我去拜訪友人。他們熱情招待。臉上微笑中攜帶的友誼是真實的。桌上的魚蝦部分是為了填飽肚子,部分是為了表達友誼。這魚蝦來於何方,大致是清楚的。它的肉中攜帶有許多重金屬,諸如鉛、汞、鎘、鉻、砷一類的,我也是清楚的。盡管它們的真實含量是多少,我說不清楚,那需要複雜的化驗程序。它們對人身體的毒理作用,我大致也清楚。即使不太明了,查一下書就解決了。有一點是肯定的,它們起作用是慢慢地,累積性的。我僅吃一點,不會有太大的毒性作用。隻是我的肝髒要費力地將它們排出,對有的重金屬,肝髒是無能為力的。它們隻會積集在我的某些器官裏,呆很長時間,甚至伴我到生命的終結。
對朋友的熱情招待,我真心表示感謝,盡管這熱情部分是由魚蝦來表達的。但魚蝦中的毒物,那不是朋友所希望的。
我問過他們近年來的環境狀況,他們說,好象魚蝦比較多了。(當然那是養殖的,且是在汙染的海水中。)
我沉默了,沒有再說下去。向朋友說什麽呢?坦言告訴他們:汙染太嚴重了,不要吃此類食物?朋友們又何尚不知有些汙染呢?他們是有理解此類知識的能力。他們知道了此類的知識,又該怎麽辦呢?完全不吃?
從那個國家出來的人都知道,這根本做不到。哪又該如何反應呢?
一個選擇是:可自欺欺人地宣稱“以毒攻毒”。各種毒物相加,結果會更糟糕。
另一種可自我安慰:大家不都這樣嗎?毒物對有機體的毒害並不視受害者的多少而又所不同。
最後隻有一條了:毒物作用的發作是緩慢地,可以假裝它們不存在。神經係統若繃緊的太久了,要出問題的,所以索性不繃緊算了。
對朋友的熱情我表示感謝。但始終對食物未說一句讚美的話。
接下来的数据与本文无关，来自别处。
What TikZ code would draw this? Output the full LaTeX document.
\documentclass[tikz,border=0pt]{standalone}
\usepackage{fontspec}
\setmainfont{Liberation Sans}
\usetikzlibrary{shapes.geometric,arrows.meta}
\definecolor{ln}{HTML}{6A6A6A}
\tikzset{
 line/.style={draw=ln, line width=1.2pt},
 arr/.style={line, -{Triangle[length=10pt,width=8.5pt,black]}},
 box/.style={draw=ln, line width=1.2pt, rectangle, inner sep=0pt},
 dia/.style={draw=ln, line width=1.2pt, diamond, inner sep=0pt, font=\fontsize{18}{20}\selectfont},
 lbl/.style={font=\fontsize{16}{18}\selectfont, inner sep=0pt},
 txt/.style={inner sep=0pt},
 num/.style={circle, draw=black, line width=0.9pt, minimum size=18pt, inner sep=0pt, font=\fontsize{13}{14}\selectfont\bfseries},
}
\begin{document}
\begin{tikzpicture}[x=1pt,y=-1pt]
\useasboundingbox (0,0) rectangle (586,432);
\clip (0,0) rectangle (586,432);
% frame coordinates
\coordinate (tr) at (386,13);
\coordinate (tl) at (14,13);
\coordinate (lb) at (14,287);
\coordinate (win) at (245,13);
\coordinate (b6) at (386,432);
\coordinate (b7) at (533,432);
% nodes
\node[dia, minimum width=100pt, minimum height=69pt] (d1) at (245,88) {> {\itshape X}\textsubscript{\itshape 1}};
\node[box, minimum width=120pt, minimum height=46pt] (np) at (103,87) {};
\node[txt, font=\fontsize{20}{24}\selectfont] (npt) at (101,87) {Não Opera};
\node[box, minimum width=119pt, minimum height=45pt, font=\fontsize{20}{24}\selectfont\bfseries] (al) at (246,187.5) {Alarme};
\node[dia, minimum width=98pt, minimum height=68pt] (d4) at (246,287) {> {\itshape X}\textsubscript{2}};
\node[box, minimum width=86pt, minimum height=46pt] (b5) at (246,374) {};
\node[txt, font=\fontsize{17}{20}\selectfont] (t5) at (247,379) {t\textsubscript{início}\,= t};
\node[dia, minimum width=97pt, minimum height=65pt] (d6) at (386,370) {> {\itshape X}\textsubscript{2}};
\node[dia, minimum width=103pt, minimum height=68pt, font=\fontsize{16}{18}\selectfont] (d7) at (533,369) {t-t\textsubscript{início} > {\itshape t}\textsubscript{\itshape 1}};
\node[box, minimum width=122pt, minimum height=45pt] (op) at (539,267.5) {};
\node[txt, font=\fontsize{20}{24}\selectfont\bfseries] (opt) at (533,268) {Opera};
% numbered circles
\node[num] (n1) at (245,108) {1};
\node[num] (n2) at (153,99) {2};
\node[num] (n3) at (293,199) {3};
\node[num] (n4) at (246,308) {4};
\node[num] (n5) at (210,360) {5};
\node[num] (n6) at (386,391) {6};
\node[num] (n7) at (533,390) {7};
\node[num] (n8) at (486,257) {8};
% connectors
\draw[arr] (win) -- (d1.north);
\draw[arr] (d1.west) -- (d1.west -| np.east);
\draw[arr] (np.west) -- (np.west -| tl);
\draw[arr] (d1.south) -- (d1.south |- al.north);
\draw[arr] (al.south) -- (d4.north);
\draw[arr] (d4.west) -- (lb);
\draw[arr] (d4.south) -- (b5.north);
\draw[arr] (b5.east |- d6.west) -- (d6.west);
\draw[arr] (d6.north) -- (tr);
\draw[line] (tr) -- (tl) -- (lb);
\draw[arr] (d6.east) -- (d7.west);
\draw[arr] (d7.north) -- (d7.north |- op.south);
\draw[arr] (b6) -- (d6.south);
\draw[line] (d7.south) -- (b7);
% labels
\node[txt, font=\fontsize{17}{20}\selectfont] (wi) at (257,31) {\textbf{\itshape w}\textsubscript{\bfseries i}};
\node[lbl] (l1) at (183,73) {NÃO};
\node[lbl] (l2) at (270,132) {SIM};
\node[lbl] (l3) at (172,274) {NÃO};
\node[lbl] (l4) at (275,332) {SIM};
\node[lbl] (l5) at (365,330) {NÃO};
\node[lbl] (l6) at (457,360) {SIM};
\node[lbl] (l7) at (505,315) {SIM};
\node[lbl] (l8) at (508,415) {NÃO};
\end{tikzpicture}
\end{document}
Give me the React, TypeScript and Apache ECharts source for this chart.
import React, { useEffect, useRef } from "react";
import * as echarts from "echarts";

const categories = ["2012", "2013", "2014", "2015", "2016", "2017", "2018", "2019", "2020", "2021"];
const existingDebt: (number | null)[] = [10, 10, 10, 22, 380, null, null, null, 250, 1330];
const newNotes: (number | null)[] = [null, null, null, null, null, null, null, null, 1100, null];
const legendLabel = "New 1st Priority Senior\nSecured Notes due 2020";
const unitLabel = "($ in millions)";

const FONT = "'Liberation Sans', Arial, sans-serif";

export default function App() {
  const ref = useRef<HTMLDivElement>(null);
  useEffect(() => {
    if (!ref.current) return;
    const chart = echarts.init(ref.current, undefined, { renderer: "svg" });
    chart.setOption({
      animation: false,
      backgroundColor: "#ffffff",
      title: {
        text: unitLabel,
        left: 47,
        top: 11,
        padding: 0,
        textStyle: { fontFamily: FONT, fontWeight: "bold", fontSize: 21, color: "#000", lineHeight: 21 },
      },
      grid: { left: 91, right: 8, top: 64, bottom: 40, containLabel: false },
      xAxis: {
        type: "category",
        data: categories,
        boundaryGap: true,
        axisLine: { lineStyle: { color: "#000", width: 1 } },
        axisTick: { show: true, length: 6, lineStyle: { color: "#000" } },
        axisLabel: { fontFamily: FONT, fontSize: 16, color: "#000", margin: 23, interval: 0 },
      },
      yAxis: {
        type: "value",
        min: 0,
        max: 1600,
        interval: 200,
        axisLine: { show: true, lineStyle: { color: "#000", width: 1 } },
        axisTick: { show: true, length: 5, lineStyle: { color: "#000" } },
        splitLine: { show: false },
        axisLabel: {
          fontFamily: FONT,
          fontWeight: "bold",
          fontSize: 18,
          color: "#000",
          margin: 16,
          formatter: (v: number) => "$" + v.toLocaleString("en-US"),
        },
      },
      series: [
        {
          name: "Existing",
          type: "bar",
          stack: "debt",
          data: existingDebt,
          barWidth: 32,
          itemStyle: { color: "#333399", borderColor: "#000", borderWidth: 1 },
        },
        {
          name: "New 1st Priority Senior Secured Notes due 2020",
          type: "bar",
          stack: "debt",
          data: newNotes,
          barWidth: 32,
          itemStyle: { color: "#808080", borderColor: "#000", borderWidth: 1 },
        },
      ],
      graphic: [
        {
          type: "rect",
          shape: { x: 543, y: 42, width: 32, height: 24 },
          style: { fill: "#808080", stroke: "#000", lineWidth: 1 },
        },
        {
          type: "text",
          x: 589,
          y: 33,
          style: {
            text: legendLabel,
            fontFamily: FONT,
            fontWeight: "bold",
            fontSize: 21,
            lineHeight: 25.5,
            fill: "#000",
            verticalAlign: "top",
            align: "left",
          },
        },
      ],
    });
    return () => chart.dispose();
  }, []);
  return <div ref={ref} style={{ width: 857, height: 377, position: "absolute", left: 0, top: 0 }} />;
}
我本來可以那樣做,並說幾句“美不美,家鄉水”一類的話,博取一些人的興高彩烈。但我知道,我的朋友們並不欣賞此類的感歎。
我能做的就是對朋友保持沉默。
當人類做某種事,而此類事又有害於人類自身時,若人類不知道真像,那還可原諒。若人類的知識已清楚地知道此類事情對自己的危害,卻又麵部改色地、心不跳地、毫無愧色地去做時,那是對人類的良知和知識的雙重嘲笑。如果又對此類事大加讚賞,那更是為虎作倀了。在這種情況下,任何加劇此類事情,而不是去減少此類事的一切知識都成為了幫凶。盡管用什麽GDP去裝飾這一行徑的門麵,而這一行徑的猙獰是絲毫不會減少的。
以自己的家園的毀滅作代價的任何“成就”是可恥的,對此,必須加以譴責,否則,那是對人類良知的汙辱。
我在灰色的寒風中向朋友告別。
飛機在暮色中起飛。周圍的天空是黃乎乎的,且帶紅色,那是汙染的飄浮物的功勞。這一片灰濛濛的天空禮物不但會沾附在人們的肺細胞上,也籠罩在人們的心靈上。
當飛機爬升到巡航高度時,我瞥了一眼窗外。遠處的晚霞灑滿了天空。在這美麗的晚霞的背後是空氣細小的微粒散射太陽光的結果。這些微粒是大自然本身固有的和人類添加物的混合體。雖然這些細小的微粒對維持地球的降水是必須的,但人類的添加物通常對人類是有害的。
我將在晚霞中跨過浩瀚的太平洋,奔向彼岸。